- The Washington Times - Friday, May 20, 2005

BALTIMORE — Eddington found Pimlico more receptive without Smarty Jones, winning the $500,000 Pimlico Special yesterday over a stellar field.

Eddington, which ran third in last year’s Preakness Stakes, finally secured a Grade I victory before becoming a stallion next year at Claiborne Farms in Lexington, Ky. The 4-year-old son of Unbridled often has found trouble on the track. He has raced wide on turns, bobbled from the starting gate, been bumped and run into traffic in winning only five of 16 career races with three seconds and six thirds. Trainer Mark Hennig conceded Eddington’s antics were frustrating.

“There was always something,” Hennig said. “It’s a shame he didn’t come along a little earlier in his career. It took him time to put it together.”

Eddington put it together on the final turn. Replicating the late move he used to win the Gulfstream Park Handicap on March 5, Eddington passed four rivals entering the stretch and pulled away for a 51/4-length victory over Pollard’s Vision. Eddington covered 1 3/16 miles in the slop in 1:58 while paying $7.20.

Favorite Offlee Wild showed nothing to finish sixth, beating only Grand Reward, who didn’t finish. Funny Cide closed to second entering the final turn before fading to fourth.

“I don’t care what anyone says. He doesn’t like the mud,” trainer Barclay Tagg said.

The Special, one of the nation’s top races for older horses, included 2003 Kentucky Derby and Preakness winner Funny Cide, Maryland Million Classic victor Presidentialaffair and multi-stakes winner Pollard’s Vision in the seven-horse field, which featured a combined 42 victories and $8.7 million in career earnings.

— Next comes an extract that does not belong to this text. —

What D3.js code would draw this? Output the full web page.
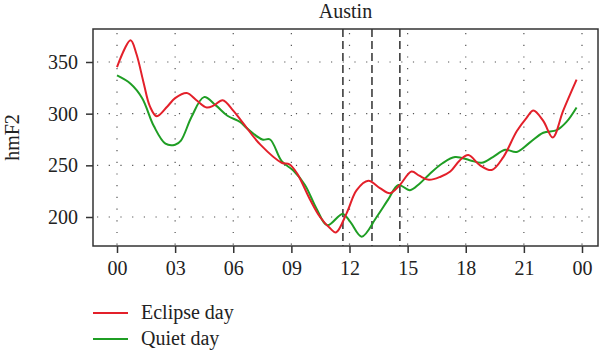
<!DOCTYPE html>
<html>
<head>
<meta charset="utf-8">
<script src="https://cdn.jsdelivr.net/npm/d3@7"></script>
<style>
  body { margin: 0; background: #fff; }
  text { font-family: "Liberation Serif", "Times New Roman", serif; fill: #222; }
</style>
</head>
<body>
<svg id="chart" width="600" height="352"></svg>
<script>
// hours (local) and hmF2 (km)
var eclipseHours = [0, 0.7, 1.0, 1.36, 1.7, 2.05, 2.6, 3.0, 3.6, 4.1, 4.63, 5.0, 5.45, 6.0, 6.5, 7.4, 8.5, 8.9, 9.3, 9.96, 10.48, 11.0, 11.3, 11.86, 12.37, 12.97, 13.57, 14.09, 14.6, 15.2, 15.6, 16.1, 16.7, 17.2, 17.7, 18.13, 18.74, 19.34, 19.94, 20.63, 21.14, 21.49, 22.0, 22.49, 23.03, 23.72];
var eclipseValues = [345, 371, 358, 331, 307, 297.5, 307, 315, 320, 313, 306, 308, 313, 303, 291, 270, 252.5, 251, 242, 217, 200, 189, 185, 204, 226, 235, 228, 223, 231, 244, 240, 236, 239, 244, 255, 260, 250, 245.5, 258, 283, 296, 303, 293, 277, 303, 333];

var quietHours = [0, 0.7, 1.3, 1.9, 2.5, 3.0, 3.3, 3.85, 4.49, 5.1, 5.7, 6.35, 6.7, 7.5, 7.9, 8.5, 9.1, 9.7, 10.3, 10.85, 11.65, 12.05, 12.63, 13.4, 14.0, 14.52, 15.12, 15.6, 16.1, 16.8, 17.45, 18.2, 18.82, 19.4, 20.03, 20.63, 21.3, 22.0, 22.7, 23.2, 23.72];
var quietValues = [337, 329, 315, 288, 271, 270, 274, 297, 316, 308, 298, 292, 286, 275, 275, 254, 245, 231, 208, 192, 203, 195, 181, 200, 217, 231, 226, 232, 241, 252, 258, 255, 252.5, 258, 265, 263, 272, 281.5, 284, 292, 306];

var eclipseMarks = [11.66, 13.16, 14.6];   // eclipse start / maximum / end
var xTicks = [0, 3, 6, 9, 12, 15, 18, 21, 24];
var xTickLabels = ["00", "03", "06", "09", "12", "15", "18", "21", "00"];
var yTicks = [200, 250, 300, 350];

var seriesNames = ["Eclipse day", "Quiet day"];
var colors = ["#e3202a", "#1f9e24"];

var svg = d3.select("#chart");
var box = { left: 93, right: 598, top: 29, bottom: 246 };

var x = d3.scaleLinear().domain([0, 24]).range([117, 582]);
var y = d3.scaleLinear().domain([200, 350]).range([217, 62]);

// dotted grid
var grid = svg.append("g")
  .attr("stroke", "#555")
  .attr("stroke-width", 1.2)
  .attr("stroke-dasharray", "1.2,10.5");

grid.selectAll("line.v")
  .data(xTicks)
  .enter().append("line")
  .attr("class", "v")
  .attr("x1", function (d) { return x(d); })
  .attr("x2", function (d) { return x(d); })
  .attr("y1", box.top + 4)
  .attr("y2", box.bottom);

grid.selectAll("line.h")
  .data(yTicks)
  .enter().append("line")
  .attr("class", "h")
  .attr("x1", box.left + 4)
  .attr("x2", box.right)
  .attr("y1", function (d) { return y(d); })
  .attr("y2", function (d) { return y(d); });

// eclipse markers
svg.append("g").selectAll("line")
  .data(eclipseMarks)
  .enter().append("line")
  .attr("x1", function (d) { return x(d); })
  .attr("x2", function (d) { return x(d); })
  .attr("y1", box.top)
  .attr("y2", box.bottom)
  .attr("stroke", "#222")
  .attr("stroke-width", 1.4)
  .attr("stroke-dasharray", "8,4");

// curves
var line = d3.line()
  .x(function (d) { return x(d[0]); })
  .y(function (d) { return y(d[1]); })
  .curve(d3.curveCatmullRom.alpha(0.5));

var series = [
  d3.zip(eclipseHours, eclipseValues),
  d3.zip(quietHours, quietValues)
];

// quiet drawn first, eclipse on top
[1, 0].forEach(function (i) {
  svg.append("path")
    .datum(series[i])
    .attr("d", line)
    .attr("fill", "none")
    .attr("stroke", colors[i])
    .attr("stroke-width", 2);
});

// frame
svg.append("rect")
  .attr("x", box.left)
  .attr("y", box.top)
  .attr("width", box.right - box.left)
  .attr("height", box.bottom - box.top)
  .attr("fill", "none")
  .attr("stroke", "#333")
  .attr("stroke-width", 1.5);

// axes
var xAxis = d3.axisBottom(x)
  .tickValues(xTicks)
  .tickFormat(function (d, i) { return xTickLabels[i]; })
  .tickSize(7)
  .tickPadding(8);

svg.append("g")
  .attr("transform", "translate(0," + box.bottom + ")")
  .call(xAxis)
  .call(function (g) { g.select(".domain").remove(); });

var yAxis = d3.axisLeft(y)
  .tickValues(yTicks)
  .tickSize(7)
  .tickPadding(8);

svg.append("g")
  .attr("transform", "translate(" + box.left + ",0)")
  .call(yAxis)
  .call(function (g) { g.select(".domain").remove(); });

svg.selectAll(".tick line").attr("stroke", "#333").attr("stroke-width", 1.5);
svg.selectAll(".tick text")
  .attr("font-family", "Liberation Serif, serif")
  .attr("font-size", 20)
  .attr("fill", "#222");

// title and y label
svg.append("text")
  .attr("x", (box.left + box.right) / 2)
  .attr("y", 18)
  .attr("text-anchor", "middle")
  .attr("font-size", 20)
  .text("Austin");

svg.append("text")
  .attr("transform", "translate(19," + ((box.top + box.bottom) / 2) + ") rotate(-90)")
  .attr("text-anchor", "middle")
  .attr("font-size", 20)
  .text("hmF2");

// legend
var legend = svg.append("g");
seriesNames.forEach(function (name, i) {
  var ly = 313 + i * 26;
  legend.append("line")
    .attr("x1", 93).attr("x2", 128)
    .attr("y1", ly).attr("y2", ly)
    .attr("stroke", colors[i])
    .attr("stroke-width", 2);
  legend.append("text")
    .attr("x", 141)
    .attr("y", ly + 6)
    .attr("font-size", 20)
    .text(name);
});
</script>
</body>
</html>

Earlier, Spun Sugar won the Black-Eyed Susan Stakes, Burnish took the Miss Preakness Stakes and Silmaril captured the Pimlico Distaff. Gabianna paid $179.80 in taking the Very One Stakes.

‘Alex’ early choice

Afleet Alex was a lukewarm 4-1 favorite after advance wagering on today’s 130th Preakness.

High Fly was the 9-2 second choice, while Kentucky Derby winner Giacomo was 6-1. Derby runner-up Closing Argument was 8-1, with Greeley’s Galaxy, Malibu Moonshine and Scrappy T at 10-1. Wilko and High Limit were 13-1, Noble Causeway 15-1, Hal’s Image 23-1, Galloping Grocer and Sun King 25-1 and Going Wild 30-1.

Galactic work

Greeley’s Galaxy prepared for the Preakness with an unusually fast workout even though most entrants stayed in the shedrow to avoid the rain. Greeley’s Galaxy covered three-eighths of a mile in 34 4/5 seconds in the slop, the morning’s fastest run over that distance.

“The time wasn’t as important as how he came out of it,” assistant trainer Glen Stute said. “He went that fast, came back and wasn’t blowing a puff. He’s jumping all over the place. He really thinks he’s something.”

Meanwhile, Malibu Moonshine won’t even leave his Laurel Park barn until noon. Trainer King Leatherbury said the local long shot will stay in the receiving barn for a short rest before the race rather than the stakes barn.

“We don’t want him to get a complex over there with the super horses,” Leatherbury said jokingly.

Fast track?

The track conditions should be fast today despite more than an inch of rain yesterday. Pimlico drains quickly, so today’s predicted sunny conditions should dry the dirt course. The turf course also is expected to be used. Track superintendent Jamie Richardson said his staff would work overnight using steel floats to remove moisture from the main track.

“There’s no doubt in my mind it will be fast for the Preakness,” Richardson said. “It would take some rain [shortly before the race] to get it back to sloppy.”

New grass series

The Grand Slam of Grass will include four turf races worth $5 million in purses and bonuses at Colonial Downs, Arlington Park and Belmont Park.

Colonial Downs chairman Jeff Jacobs pledged a $3 million bonus to any 3-year old that can sweep the Colonial Turf Cup on June 25 and the Virginia Derby on July 16 at the Providence Forge, Va., track along with the Secretariat Stakes on Aug. 13 at Arlington and the Breeders’ Cup Turf on Oct. 29 at Belmont. Jacobs hopes to increase the payoff to $10 million by 2010. Sixty-seven horses have pre-entered for the Colonial, including five Europeans.